Mais ces luttes n’ont pas changé les mentalités dans le pays, selon Penda Mbow. « Le leadership des femmes n’est pas accepté au Sénégal », déplore Penda Mbow, où les hommes rejettent les « fortes personnalités » et les figures féminines trop émergentes.

En 2012, elles étaient deux à se présenter à la course à la magistrature suprême. Cette année, six femmes avaient l’intention de se présenter à l’élection présidentielle du 24 février. Les trois d’entre elles qui déposeront leur dossiers de parrainage seront toutes écartées par le Conseil constitutionnel, comme 17 de leurs adversaires masculins. Au final, pas une femme ne sera en lice pour la course à la magistrature suprême.

Dans les rangs de la nouvelle génération de féministes, la pilule a du mal à passer. La blogueuse Aïsha Dabo, « très déçue » de n’avoir pas vu de femmes candidates à l’élection présidentielle, espérait plus de cette nouvelle équipe gouvernementale : « 40, peut-être 50% de femmes… Macky Sall avait l’opportunité de faire mieux, surtout que ne sont pas les femmes compétentes qui manquaient ».

Renforcer la présence féminine dans son équipe aurait été pour le président « une manière de récompenser les femmes qui ont fait campagne pour lui. On les voyait dans les meetings, se sont elles qui se mobilisaient ! » C’était aussi, estime Aïsha Dabo, le moyen d’envoyer un symbole fort aux jeunes Sénégalaises.

Y en a marre à la traîne

Coordinatrice au sein du mouvement Y en à marre, Astou Faye attend surtout du gouvernement « une meilleure prise en charge des besoins » des femmes, seul moyen selon elle d’accéder à l’indépendance. Au sein même du collectif, elle reconnaît par contre que la présence des femmes reste marginale, au point même qu’elle n’est pas comptabilisée. « Pas moins de 10% », estime-t-elle à la louche. Soit moins que le gouvernement…

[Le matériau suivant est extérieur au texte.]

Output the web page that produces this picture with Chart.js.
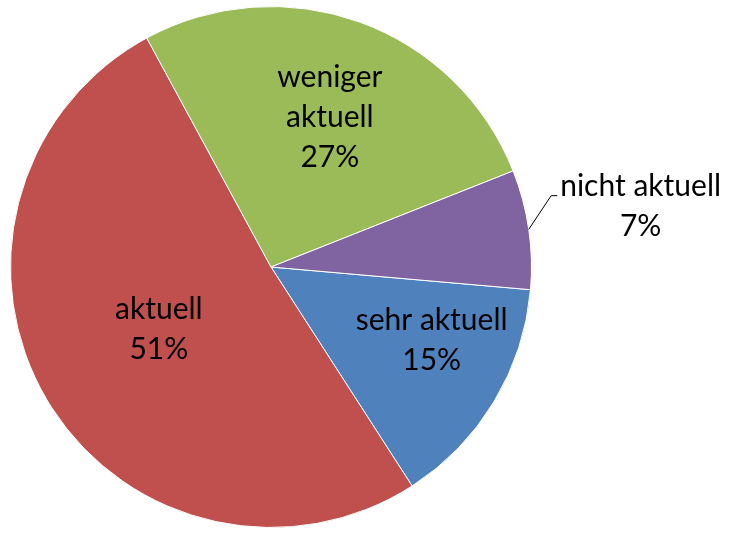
<!DOCTYPE html>
<html>
<head>
<meta charset="utf-8">
<script src="https://cdn.jsdelivr.net/npm/chart.js@4"></script>
<style>
html,body{margin:0;padding:0;background:#fff;}
canvas{display:block;}
</style>
</head>
<body>
<canvas id="c" width="732" height="539"></canvas>
<script>
const categories = ["sehr aktuell", "aktuell", "weniger aktuell", "nicht aktuell"];
const labelLines = [["sehr aktuell"], ["aktuell"], ["weniger", "aktuell"], ["nicht aktuell"]];
const values = [14.5, 51.2, 26.9, 7.4];
const percentLabels = ["15%", "51%", "27%", "7%"];
const colors = ["#4F81BD", "#C0504D", "#9BBB59", "#8064A2"];

// label placement: radius factor, angle shift (deg), outside with leader
const labelPlace = [
  {f: 0.68, da: -6.2, outside: false},
  {f: 0.495, da: 1.1, outside: false},
  {f: 0.61, da: 1.8, outside: false},
  {f: 1.437, da: -0.8, outside: true}
];

const FONT = '30px Lato, "Open Sans", sans-serif';
const LINE_H = 40;
const BASE_OFF = 8;

const labelPlugin = {
  id: 'pieLabels',
  afterDatasetsDraw(chart) {
    const ctx = chart.ctx;
    const meta = chart.getDatasetMeta(0);
    ctx.save();
    ctx.font = FONT;
    ctx.fillStyle = '#000';
    ctx.textAlign = 'center';
    ctx.textBaseline = 'alphabetic';
    meta.data.forEach((arc, i) => {
      const p = arc.getProps(['x', 'y', 'startAngle', 'endAngle', 'outerRadius'], true);
      const mid = (p.startAngle + p.endAngle) / 2 + labelPlace[i].da * Math.PI / 180;
      const r = p.outerRadius * labelPlace[i].f;
      const cx = p.x + Math.cos(mid) * r;
      const cy = p.y + Math.sin(mid) * r;
      const lines = labelLines[i].concat([percentLabels[i]]);
      const y0 = cy - (lines.length - 1) * LINE_H / 2 + BASE_OFF;
      lines.forEach((t, k) => ctx.fillText(t, cx, y0 + k * LINE_H));
      if (labelPlace[i].outside) {
        const w = ctx.measureText(lines[0]).width;
        const realMid = (p.startAngle + p.endAngle) / 2;
        const ex = p.x + Math.cos(realMid) * p.outerRadius;
        const ey = p.y + Math.sin(realMid) * p.outerRadius;
        const left = cx - w / 2 - 3;
        const ly = y0;
        ctx.strokeStyle = '#000';
        ctx.lineWidth = 1;
        ctx.beginPath();
        ctx.moveTo(ex, ey);
        ctx.lineTo(left - 6, ly);
        ctx.lineTo(left, ly);
        ctx.stroke();
      }
    });
    ctx.restore();
  }
};

new Chart(document.getElementById('c'), {
  type: 'pie',
  data: {
    labels: categories,
    datasets: [{
      data: values,
      backgroundColor: colors,
      borderColor: '#ffffff',
      borderWidth: 1
    }]
  },
  options: {
    responsive: false,
    animation: false,
    devicePixelRatio: 1,
    rotation: 95.0,
    layout: {padding: {left: 10, right: 200, top: 6, bottom: 11}},
    plugins: {legend: {display: false}, tooltip: {enabled: false}}
  },
  plugins: [labelPlugin]
});
</script>
</body>
</html>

Le mouvement, historiquement porté par des figures majoritairement masculines, ne semble pas avoir une politique spécifique en matière de parité, au sein de son bureau ou parmi ses membres.

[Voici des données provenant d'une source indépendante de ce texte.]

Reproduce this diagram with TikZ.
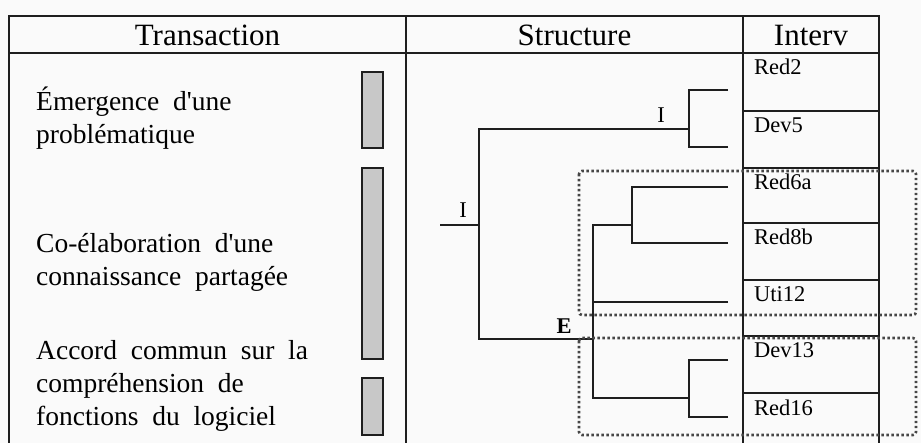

Plusieurs leaders de Y en a marre ont pourtant décidé récemment de « laisser la place aux jeunes » pour participer au renouvellement démocratique du collectif. Mais il ne semble pas que ce vent de changement ait soufflé dans le sens de plus de parité. « Quoi qu’on en dise, les femmes ne sont pas tellement dans la contestation. Elles ne sont pas très intéressées », répond la militante.

Le mouvement essaie-t-il d’attirer et de promouvoir les femmes dans ses instances dirigeantes et au sein de ses équipes ? « Pas vraiment… mais ça serait peut-être le bon moment », concède Astou Faye.